===== RECORDS SUPPLIED
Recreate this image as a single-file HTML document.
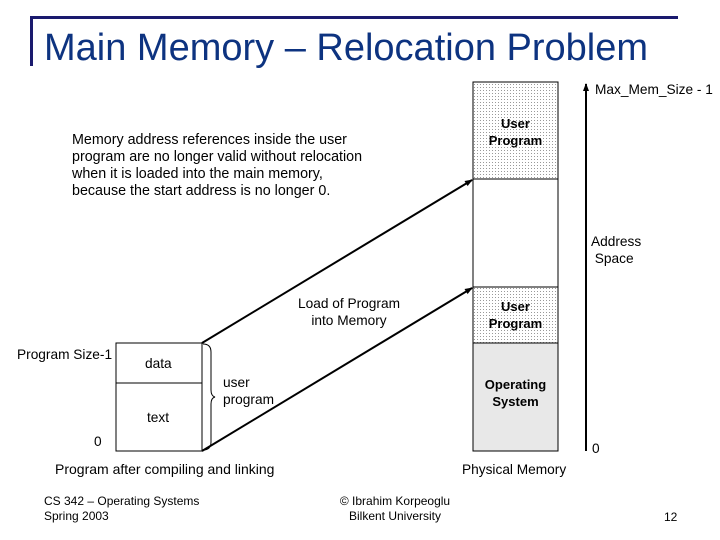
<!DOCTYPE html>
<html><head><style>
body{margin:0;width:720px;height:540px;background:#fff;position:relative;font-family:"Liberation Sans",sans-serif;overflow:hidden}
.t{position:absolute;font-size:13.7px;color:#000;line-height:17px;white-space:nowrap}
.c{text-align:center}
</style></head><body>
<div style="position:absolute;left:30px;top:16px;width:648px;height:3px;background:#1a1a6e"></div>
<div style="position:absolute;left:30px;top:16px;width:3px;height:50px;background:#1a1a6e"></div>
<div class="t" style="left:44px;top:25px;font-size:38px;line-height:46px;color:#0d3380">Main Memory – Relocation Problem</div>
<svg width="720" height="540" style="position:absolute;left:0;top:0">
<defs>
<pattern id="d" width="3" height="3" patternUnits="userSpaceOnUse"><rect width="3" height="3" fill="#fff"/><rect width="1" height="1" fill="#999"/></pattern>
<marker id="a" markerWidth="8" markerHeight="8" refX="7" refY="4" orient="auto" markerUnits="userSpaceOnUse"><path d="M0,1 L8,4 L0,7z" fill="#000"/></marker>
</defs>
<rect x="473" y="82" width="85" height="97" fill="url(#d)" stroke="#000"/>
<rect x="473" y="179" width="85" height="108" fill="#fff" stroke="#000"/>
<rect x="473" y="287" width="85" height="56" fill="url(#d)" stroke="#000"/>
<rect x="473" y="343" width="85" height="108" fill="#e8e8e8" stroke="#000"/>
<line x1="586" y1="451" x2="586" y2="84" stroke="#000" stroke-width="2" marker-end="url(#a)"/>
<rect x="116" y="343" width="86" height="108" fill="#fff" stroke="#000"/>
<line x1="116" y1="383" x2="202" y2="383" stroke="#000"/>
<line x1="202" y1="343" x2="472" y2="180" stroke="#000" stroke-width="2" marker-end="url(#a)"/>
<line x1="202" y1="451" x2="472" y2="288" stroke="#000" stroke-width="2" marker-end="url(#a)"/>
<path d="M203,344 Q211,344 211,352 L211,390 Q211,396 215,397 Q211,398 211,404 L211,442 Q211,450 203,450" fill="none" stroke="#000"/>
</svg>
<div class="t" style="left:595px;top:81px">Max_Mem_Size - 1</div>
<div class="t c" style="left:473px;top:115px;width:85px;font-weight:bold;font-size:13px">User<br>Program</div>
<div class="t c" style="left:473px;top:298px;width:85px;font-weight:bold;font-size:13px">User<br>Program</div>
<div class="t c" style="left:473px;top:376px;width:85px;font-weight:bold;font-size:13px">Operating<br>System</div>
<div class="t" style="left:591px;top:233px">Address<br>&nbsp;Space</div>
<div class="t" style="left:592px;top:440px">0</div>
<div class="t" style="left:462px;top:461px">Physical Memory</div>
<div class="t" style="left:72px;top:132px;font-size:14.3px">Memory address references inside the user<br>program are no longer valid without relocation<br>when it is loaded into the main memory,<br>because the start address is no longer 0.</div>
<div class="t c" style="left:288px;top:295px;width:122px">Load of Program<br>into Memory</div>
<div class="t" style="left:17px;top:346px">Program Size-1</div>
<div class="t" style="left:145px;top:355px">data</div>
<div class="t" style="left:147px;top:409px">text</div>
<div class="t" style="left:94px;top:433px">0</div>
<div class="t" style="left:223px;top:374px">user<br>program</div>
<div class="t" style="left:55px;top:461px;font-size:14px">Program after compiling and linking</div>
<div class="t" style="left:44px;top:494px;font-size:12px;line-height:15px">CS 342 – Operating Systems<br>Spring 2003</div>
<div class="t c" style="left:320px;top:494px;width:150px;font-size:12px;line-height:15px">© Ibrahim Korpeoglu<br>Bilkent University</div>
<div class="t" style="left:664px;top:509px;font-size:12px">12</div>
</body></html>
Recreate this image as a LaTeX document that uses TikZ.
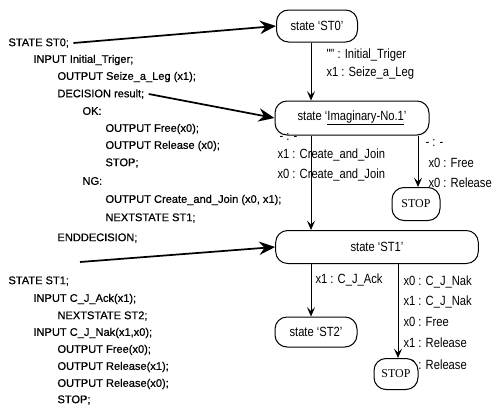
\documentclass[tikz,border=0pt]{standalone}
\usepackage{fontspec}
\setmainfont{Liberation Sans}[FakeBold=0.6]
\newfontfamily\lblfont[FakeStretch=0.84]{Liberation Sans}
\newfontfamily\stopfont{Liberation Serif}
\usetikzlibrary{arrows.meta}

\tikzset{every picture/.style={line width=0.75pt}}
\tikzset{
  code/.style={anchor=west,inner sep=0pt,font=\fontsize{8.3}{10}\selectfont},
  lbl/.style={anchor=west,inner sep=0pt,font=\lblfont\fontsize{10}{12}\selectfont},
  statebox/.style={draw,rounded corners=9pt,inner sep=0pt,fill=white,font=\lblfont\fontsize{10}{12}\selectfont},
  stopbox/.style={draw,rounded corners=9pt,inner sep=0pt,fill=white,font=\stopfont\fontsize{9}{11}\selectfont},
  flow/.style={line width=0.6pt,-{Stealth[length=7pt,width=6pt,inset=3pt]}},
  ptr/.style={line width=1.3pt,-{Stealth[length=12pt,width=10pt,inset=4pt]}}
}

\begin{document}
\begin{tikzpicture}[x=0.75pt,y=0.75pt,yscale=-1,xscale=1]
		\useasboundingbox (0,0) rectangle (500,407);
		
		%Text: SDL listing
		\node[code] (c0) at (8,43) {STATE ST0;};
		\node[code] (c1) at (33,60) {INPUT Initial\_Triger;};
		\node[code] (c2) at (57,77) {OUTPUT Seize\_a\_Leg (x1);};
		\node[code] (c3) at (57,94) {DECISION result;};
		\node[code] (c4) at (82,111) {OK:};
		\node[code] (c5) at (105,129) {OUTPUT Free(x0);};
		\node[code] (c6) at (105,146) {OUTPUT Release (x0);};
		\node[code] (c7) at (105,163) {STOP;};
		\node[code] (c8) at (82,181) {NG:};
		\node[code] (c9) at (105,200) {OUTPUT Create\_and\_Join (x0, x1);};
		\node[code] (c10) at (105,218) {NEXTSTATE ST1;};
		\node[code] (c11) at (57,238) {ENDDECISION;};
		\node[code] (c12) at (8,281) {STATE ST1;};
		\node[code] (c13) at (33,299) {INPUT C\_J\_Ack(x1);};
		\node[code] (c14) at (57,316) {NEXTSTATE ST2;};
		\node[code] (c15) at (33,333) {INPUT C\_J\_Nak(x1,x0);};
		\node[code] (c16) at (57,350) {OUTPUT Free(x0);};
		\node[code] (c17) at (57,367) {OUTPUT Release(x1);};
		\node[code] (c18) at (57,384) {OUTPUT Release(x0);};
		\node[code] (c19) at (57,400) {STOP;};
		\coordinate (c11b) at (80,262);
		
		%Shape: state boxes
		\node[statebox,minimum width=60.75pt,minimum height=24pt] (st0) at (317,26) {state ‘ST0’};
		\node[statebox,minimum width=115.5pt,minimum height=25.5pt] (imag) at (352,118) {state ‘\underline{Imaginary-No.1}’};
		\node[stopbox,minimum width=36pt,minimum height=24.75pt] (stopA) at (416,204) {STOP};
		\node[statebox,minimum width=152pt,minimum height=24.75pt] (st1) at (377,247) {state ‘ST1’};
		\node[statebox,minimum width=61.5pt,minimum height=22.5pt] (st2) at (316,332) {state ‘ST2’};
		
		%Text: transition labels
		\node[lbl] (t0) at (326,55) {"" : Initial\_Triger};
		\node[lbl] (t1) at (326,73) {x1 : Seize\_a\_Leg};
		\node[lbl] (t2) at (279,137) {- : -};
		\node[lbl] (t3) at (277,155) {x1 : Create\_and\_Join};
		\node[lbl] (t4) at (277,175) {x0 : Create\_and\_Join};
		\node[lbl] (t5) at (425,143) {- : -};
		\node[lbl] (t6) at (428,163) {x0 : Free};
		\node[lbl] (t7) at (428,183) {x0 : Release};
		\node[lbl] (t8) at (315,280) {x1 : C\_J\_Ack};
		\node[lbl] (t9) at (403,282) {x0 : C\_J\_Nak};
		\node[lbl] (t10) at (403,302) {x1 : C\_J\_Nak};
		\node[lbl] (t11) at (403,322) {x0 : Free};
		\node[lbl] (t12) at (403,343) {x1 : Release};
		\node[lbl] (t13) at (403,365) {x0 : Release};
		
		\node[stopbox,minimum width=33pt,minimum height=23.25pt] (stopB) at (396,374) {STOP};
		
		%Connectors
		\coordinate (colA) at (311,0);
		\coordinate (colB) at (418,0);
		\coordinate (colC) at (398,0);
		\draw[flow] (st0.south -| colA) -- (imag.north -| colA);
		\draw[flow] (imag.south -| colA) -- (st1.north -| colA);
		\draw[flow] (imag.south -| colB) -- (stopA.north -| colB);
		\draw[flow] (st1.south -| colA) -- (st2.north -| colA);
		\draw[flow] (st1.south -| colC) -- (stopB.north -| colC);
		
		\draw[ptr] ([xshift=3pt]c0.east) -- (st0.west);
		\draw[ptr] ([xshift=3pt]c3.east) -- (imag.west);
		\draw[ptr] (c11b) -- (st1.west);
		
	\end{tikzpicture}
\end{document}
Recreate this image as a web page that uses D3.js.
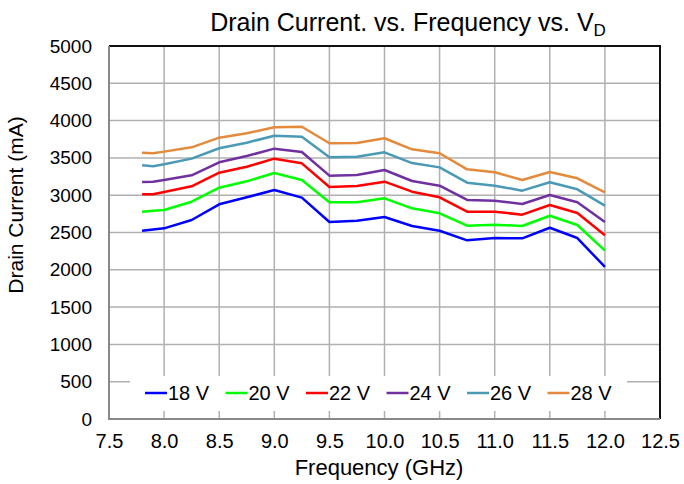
==========
(THE PROBLEM): Both the line containing "Recreate this image as a LaTeX" and the line containing "(0,0) rectangle (500,407);" belong in the copy, along with every line between them. Reproduce that stretch exactly, without the pictures.

(EXPECTED ANSWER):
Recreate this image as a LaTeX document that uses TikZ.
\documentclass[tikz,border=0pt]{standalone}
\usepackage{fontspec}
\setmainfont{Liberation Sans}[FakeBold=0.6]
\newfontfamily\lblfont[FakeStretch=0.84]{Liberation Sans}
\newfontfamily\stopfont{Liberation Serif}
\usetikzlibrary{arrows.meta}

\tikzset{every picture/.style={line width=0.75pt}}
\tikzset{
  code/.style={anchor=west,inner sep=0pt,font=\fontsize{8.3}{10}\selectfont},
  lbl/.style={anchor=west,inner sep=0pt,font=\lblfont\fontsize{10}{12}\selectfont},
  statebox/.style={draw,rounded corners=9pt,inner sep=0pt,fill=white,font=\lblfont\fontsize{10}{12}\selectfont},
  stopbox/.style={draw,rounded corners=9pt,inner sep=0pt,fill=white,font=\stopfont\fontsize{9}{11}\selectfont},
  flow/.style={line width=0.6pt,-{Stealth[length=7pt,width=6pt,inset=3pt]}},
  ptr/.style={line width=1.3pt,-{Stealth[length=12pt,width=10pt,inset=4pt]}}
}

\begin{document}
\begin{tikzpicture}[x=0.75pt,y=0.75pt,yscale=-1,xscale=1]
		\useasboundingbox (0,0) rectangle (500,407);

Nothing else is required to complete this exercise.